Overview: During the reporting period, ISIS-K increased high-profile attacks against civilians, often targeting members of vulnerable religious and ethnic minority populations such as Hazara Shias, to spread fear and sow divisions in Afghan society. ISIS-K received an influx of detained fighters back into its ranks, as ISIS-K members were among the thousands who escaped from Parwan detention facility and Pul-e-Charki prison during the Taliban takeover of Kabul in August. ISIS-K, elements of al-Qa’ida (including affiliate AQIS), and terror groups targeting Pakistan, such as TTP, continued to use the Afghanistan-Pakistan border region as a safe haven.

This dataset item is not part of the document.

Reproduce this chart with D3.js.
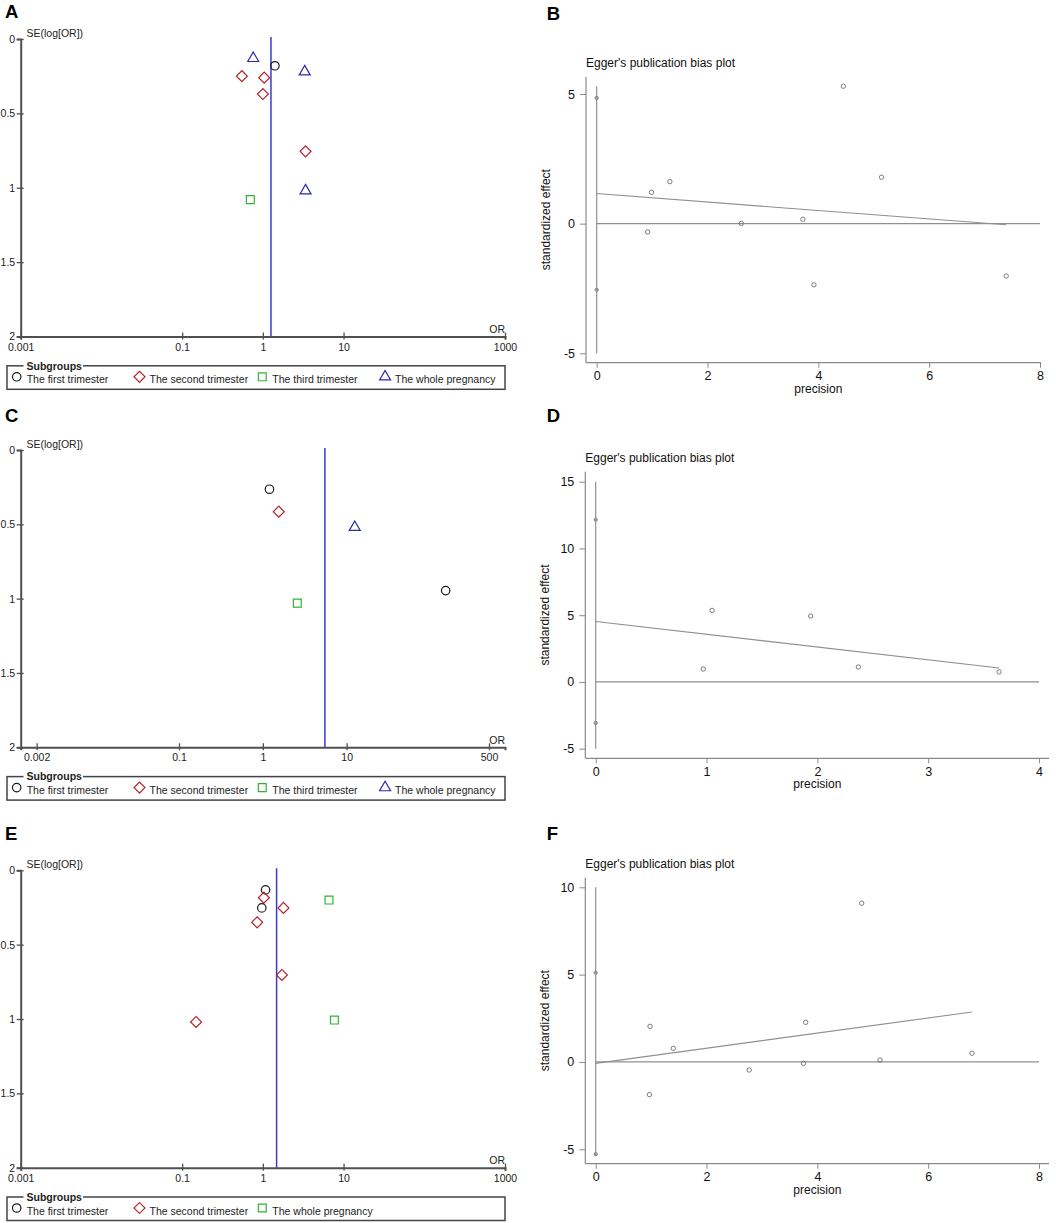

Following their takeover of Kabul, the Taliban publicly stated that they were acting to counter ISIS-K and, according to international media reports, resorted to brutal tactics — including summary executions — in doing so. The United States has not made a decision to recognize the Taliban or another entity as the Government of Afghanistan and pressed the Taliban to uphold their counterterrorism commitments under the 2020 U.S.-Taliban Agreement (the “Doha Agreement”). The Taliban repeatedly committed publicly to meet their Doha Agreement commitments to prevent any group or individual from using Afghanistan to threaten the security of the United States and its allies.
2021 Terrorist Incidents: ISIS-K attacks in Afghanistan increased, compared with the previous year. ISIS-K increasingly targeted what it perceived as soft targets in urban areas. This tactic aligned with its shift to a configuration of clandestine urban cells in various parts of the country, following its territorial losses in Kunar and Nangarhar provinces in 2019. Significant terrorist incidents included the following:
- On May 8, a bombing at Sayed Ul-Shuhada high school, located in a predominantly Hazara Shia neighborhood in Kabul, killed at least 90 people — mostly women and girls. No group claimed responsibility for the attack, but international observers widely ascribed the attack to ISIS-K, which had previously conducted similar attacks.

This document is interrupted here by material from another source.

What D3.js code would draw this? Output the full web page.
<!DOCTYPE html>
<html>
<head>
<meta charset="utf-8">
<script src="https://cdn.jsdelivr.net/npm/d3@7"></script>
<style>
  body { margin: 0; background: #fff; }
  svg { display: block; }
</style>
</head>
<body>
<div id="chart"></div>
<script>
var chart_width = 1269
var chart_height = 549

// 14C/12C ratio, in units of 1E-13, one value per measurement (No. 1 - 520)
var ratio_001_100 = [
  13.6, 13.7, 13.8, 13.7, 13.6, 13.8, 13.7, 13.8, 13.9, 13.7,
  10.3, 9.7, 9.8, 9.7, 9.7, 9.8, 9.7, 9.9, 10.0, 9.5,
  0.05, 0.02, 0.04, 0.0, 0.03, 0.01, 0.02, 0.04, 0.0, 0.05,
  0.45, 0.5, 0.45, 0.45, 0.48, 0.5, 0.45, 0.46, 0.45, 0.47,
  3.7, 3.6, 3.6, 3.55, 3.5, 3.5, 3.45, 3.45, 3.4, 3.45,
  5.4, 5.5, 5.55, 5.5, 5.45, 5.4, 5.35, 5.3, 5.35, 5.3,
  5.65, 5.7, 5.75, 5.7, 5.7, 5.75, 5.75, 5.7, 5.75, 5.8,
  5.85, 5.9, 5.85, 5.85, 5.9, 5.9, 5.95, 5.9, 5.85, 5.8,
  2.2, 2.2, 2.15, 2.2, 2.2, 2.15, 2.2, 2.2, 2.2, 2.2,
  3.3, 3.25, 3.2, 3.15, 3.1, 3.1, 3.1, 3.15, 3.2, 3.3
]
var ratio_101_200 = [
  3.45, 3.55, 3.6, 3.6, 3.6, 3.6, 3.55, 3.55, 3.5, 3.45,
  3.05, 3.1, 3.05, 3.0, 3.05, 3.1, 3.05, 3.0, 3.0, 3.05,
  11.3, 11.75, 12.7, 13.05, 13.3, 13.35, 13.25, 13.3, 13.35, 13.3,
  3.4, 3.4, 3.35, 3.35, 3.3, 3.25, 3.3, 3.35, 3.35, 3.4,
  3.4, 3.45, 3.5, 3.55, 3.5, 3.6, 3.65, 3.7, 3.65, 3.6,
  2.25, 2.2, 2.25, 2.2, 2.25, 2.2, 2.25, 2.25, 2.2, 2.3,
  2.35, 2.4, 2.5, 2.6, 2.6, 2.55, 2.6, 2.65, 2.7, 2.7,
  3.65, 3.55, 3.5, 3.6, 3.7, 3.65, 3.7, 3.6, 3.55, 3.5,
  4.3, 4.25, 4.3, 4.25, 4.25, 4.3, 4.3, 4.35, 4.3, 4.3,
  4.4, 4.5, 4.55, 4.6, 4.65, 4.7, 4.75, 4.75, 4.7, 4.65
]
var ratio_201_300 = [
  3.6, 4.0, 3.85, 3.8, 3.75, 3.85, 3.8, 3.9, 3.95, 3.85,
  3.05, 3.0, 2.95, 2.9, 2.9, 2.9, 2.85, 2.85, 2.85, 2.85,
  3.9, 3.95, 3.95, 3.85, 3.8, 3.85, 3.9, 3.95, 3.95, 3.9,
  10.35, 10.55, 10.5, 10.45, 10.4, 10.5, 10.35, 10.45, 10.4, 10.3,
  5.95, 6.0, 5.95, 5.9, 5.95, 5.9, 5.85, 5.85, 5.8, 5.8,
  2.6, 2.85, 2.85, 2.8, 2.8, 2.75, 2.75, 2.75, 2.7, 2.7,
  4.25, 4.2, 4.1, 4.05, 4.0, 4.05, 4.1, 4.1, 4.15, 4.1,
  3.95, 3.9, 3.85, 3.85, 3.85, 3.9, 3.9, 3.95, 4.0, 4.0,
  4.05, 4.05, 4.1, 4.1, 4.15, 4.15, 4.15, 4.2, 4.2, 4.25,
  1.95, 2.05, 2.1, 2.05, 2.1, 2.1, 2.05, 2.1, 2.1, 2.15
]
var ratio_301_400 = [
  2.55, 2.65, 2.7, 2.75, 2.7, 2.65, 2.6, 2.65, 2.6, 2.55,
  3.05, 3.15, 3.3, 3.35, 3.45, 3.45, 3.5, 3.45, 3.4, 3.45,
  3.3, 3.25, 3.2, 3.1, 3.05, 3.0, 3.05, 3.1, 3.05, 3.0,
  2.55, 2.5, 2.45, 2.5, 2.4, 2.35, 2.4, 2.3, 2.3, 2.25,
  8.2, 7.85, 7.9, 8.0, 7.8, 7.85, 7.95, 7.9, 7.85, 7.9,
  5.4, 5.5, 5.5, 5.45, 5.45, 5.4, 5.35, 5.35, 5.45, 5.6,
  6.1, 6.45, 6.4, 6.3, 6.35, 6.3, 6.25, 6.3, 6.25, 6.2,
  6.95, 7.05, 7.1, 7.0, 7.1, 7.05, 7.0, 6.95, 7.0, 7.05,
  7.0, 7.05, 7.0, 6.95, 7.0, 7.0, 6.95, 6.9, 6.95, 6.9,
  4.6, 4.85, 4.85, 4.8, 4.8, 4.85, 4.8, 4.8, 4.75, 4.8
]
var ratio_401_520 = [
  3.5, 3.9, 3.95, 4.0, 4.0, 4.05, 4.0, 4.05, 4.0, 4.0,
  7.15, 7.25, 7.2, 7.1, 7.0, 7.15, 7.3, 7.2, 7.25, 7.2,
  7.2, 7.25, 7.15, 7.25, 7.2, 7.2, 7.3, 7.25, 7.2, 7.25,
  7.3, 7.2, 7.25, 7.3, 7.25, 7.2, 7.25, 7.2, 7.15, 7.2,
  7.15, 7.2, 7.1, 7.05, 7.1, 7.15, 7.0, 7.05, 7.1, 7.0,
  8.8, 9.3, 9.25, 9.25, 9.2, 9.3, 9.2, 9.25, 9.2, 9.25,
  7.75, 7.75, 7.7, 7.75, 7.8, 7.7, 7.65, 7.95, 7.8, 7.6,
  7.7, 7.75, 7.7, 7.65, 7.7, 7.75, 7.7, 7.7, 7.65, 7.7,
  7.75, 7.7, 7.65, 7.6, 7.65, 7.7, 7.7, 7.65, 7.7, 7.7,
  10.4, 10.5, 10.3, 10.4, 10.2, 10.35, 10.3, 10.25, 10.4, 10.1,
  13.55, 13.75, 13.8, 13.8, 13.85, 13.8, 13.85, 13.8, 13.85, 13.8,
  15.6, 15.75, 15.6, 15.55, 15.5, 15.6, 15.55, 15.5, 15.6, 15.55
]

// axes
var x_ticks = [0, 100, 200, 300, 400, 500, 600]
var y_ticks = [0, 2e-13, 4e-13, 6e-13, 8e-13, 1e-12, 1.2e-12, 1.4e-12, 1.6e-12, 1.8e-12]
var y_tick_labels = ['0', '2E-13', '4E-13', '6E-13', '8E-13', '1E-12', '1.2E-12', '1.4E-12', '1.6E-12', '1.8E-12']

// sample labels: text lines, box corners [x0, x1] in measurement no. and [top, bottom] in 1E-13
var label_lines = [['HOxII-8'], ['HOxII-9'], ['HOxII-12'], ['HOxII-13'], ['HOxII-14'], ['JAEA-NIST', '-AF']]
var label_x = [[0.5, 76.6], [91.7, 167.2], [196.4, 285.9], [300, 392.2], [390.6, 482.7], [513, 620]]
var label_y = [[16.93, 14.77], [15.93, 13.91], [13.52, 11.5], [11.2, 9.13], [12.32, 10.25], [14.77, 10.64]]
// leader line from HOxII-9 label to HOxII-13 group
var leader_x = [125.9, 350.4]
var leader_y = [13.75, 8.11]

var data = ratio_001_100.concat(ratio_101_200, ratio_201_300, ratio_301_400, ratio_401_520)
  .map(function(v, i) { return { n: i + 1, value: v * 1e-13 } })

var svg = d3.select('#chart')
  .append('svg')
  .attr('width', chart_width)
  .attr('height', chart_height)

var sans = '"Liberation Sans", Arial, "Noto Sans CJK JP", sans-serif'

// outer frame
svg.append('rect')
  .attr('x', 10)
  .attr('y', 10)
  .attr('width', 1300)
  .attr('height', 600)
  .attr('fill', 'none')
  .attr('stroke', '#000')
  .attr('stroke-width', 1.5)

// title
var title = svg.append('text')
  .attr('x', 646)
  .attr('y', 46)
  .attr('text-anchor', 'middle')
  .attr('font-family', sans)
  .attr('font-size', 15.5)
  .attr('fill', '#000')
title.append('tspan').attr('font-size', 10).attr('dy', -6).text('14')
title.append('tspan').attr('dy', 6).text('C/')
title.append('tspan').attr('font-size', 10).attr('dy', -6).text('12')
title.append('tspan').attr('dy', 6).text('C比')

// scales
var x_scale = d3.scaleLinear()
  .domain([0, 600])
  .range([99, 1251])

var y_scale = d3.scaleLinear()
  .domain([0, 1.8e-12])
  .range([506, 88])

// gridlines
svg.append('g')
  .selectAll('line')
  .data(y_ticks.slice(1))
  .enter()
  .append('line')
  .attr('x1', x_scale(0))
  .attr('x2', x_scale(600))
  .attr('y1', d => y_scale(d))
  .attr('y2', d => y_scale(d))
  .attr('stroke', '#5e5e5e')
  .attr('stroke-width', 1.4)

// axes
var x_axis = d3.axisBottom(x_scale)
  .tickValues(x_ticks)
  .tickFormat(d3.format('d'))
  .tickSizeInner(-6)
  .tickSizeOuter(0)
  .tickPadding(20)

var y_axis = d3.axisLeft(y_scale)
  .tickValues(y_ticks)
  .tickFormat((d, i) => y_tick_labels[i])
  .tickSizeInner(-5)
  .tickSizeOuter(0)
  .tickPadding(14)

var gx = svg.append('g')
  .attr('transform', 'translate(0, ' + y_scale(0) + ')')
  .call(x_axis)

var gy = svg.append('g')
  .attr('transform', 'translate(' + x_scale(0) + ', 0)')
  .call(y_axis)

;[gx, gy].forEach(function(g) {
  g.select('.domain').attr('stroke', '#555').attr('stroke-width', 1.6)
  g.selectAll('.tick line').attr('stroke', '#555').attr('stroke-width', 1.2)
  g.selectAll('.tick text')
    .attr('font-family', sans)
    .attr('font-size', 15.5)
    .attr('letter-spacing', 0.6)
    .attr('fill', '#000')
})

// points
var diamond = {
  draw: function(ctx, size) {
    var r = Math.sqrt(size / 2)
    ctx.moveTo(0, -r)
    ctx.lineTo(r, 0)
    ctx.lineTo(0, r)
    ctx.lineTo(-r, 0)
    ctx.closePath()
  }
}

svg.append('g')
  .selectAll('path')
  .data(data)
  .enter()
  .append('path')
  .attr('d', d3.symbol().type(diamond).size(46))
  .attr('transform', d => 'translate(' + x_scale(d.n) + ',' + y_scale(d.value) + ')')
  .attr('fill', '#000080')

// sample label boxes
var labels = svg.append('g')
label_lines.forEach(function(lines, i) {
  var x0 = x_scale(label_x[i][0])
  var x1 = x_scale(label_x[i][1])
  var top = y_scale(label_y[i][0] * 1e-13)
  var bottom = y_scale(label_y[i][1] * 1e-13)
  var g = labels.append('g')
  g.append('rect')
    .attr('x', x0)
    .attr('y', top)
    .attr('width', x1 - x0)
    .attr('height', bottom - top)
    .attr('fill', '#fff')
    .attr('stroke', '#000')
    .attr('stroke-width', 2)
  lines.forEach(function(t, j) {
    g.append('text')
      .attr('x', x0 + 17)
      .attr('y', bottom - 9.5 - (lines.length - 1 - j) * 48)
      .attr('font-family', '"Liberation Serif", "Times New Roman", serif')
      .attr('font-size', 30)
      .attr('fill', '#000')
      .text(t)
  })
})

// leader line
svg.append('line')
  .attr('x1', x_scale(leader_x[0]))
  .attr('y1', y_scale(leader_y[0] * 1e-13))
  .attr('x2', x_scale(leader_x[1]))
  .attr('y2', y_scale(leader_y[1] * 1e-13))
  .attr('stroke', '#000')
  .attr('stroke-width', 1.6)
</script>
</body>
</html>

- On August 26, during U.S.-led evacuation operations, an ISIS-K suicide bomber attacked the Kabul airport, killing 13 U.S. servicemembers and more than 170 Afghan civilians.
- On October 8, an ISIS-K suicide bomber attacked a Shia mosque in Kunduz province during Friday prayers, killing more than 40 people and injuring more than 140 others.
- On October 15, a group of ISIS-K suicide bombers attacked a Shia mosque in Kandahar province during Friday prayers, killing 47 people and injuring nearly 70 others.
- On November 2, ISIS-K fighters and at least one suicide bomber attacked a military hospital in Kabul, resulting in 25 deaths and more than a dozen injuries.
Legislation, Law Enforcement, and Border Security: The United States has not made a decision to recognize the Taliban or another entity as the Government of Afghanistan. The United States discontinued funding of counterterrorism support following the Taliban takeover. The United States did, however, closely track Taliban efforts to counter terrorist groups in Afghanistan and condemned reports of brutal tactics. In November, international media reported that the Taliban sent 1,300 fighters to Nangarhar province to conduct operations against ISIS-K.
The Taliban reportedly killed and publicly displayed the bodies of individuals they suspected of collaborating with ISIS-K. Taliban provincial leadership reportedly approved these summary executions. The Taliban associated followers of the Salafist interpretation of Islam with ISIS-K. Some Salafists claimed that the Taliban killed and detained members of their community and closed Salafist mosques. In December the Taliban claimed they arrested more than 600 ISIS-K members in the previous three months and destroyed 25 ISIS-K hideouts in Kabul and Jalalabad. The Taliban also claimed publicly that ISIS-K is no longer a substantial threat in the country, despite the increased attacks.
Pakistan alleged that TTP used Afghanistan as a sanctuary. Border tensions remained high between the Taliban and neighboring countries, with clashes taking place between the Taliban and Pakistan and Iran. Central Asian states, meanwhile, remained on guard against violent extremist elements from Afghanistan crossing their borders. Tajikistan heightened its military posture along its border with Afghanistan, Turkmenistan increased its patrolling, and Russia expressed concern about Central Asian states’ potential vulnerability to incursions by violent extremist elements operating from Afghanistan.
Countering the Financing of Terrorism: In August the Egmont Group disconnected Afghanistan’s Financial Intelligence Unit, the Financial Transactions and Reports Analysis Center of Afghanistan (FinTRACA), from the Egmont Secure Web. In September, Reuters reported that FinTRACA had ceased operations.
Countering Violent Extremism: There were no notable strategies or initiatives for countering violent extremism in Afghanistan during the reporting period.
International and Regional Cooperation: No country expressly took a decision to recognize the Taliban as the Government of Afghanistan, and there was no notable counterterrorism cooperation between the Taliban and international, multilateral, or regional organizations during the reporting period.